China's premier warns of pain ahead as reforms progress
Changes to government role will 'upset vested interests,' Li Keqiang says
Chinese Prime Minister Li Keqiang on Sunday warned of hardship ahead as China presses forward with reform, state media reported, likening the process to "taking a knife to one’s own flesh.”
China is attempting to reduce the government’s role in the world’s second-largest economy to boost economic growth.
"The pain is still there and is becoming more acute,” he said at a press conference in Beijing at the end of the annual parliamentary session, the China Daily reported. "The government is reforming itself. Vested interests will be upset."
"This is not nail-clipping but taking a knife to one’s own flesh. We are determined to keep going until the job is done.”

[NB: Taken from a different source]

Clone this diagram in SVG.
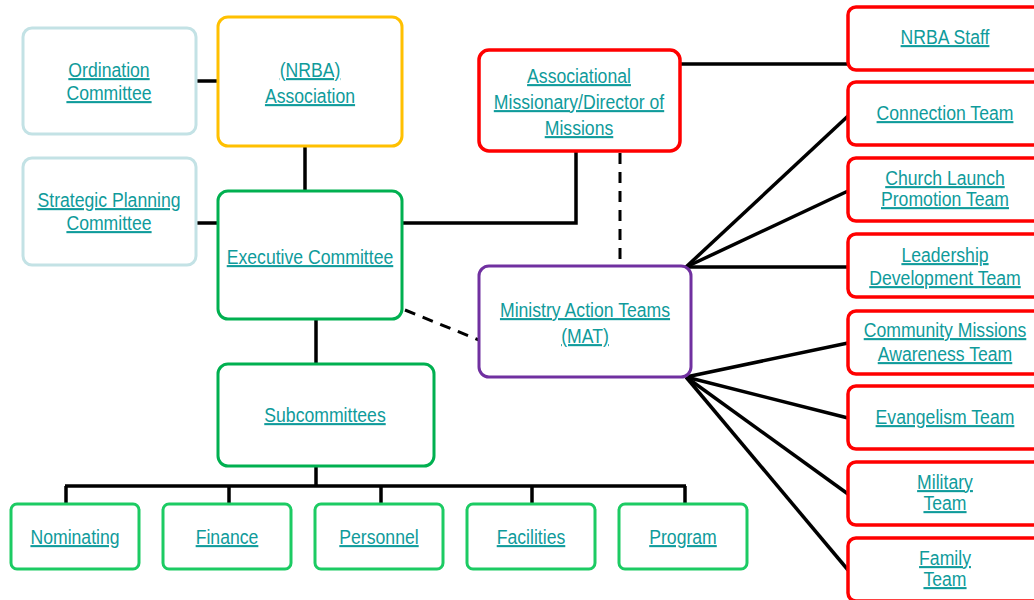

Li reiterated promises to cut the requirements for new businesses to gain government approval, simplifying the process of registering an enterprise.
He was speaking at the end of the 11-day session of the National People's Congress, ostensibly China’s foremost legislative body but widely viewed as a showcase for legislation proposed by the Communist Party leadership.
The key announcements this year had been the lowering of the official growth target to 7 percent, maintaining employment, fighting pollution and curbing corruption.
Last year’s growth was 7.4 percent, the lowest level since 1990, and the government has warned people to get used to the "new normal” of single digit growth.
Rejecting concerns about the possible impact of reform on China's economy, Li said that "streamlining administration and delegating government powers will increase market vitality and allow us to cope with the slowdown," according to the Daily.
He added that the government would continue to "remove roadblocks" for entrepreneurship, Xinhua news agency said.
Turning to the environment, Li pledged to hold polluters to account for excessive greenhouse gas emissions. "Enforcement of environmental laws should not be a cotton swab but a killer mace," he said.
He warned that businesses involved in illegal emissions would have to pay a price "too high to bear," adding that the government would focus on fully implementing a new environmental protection law.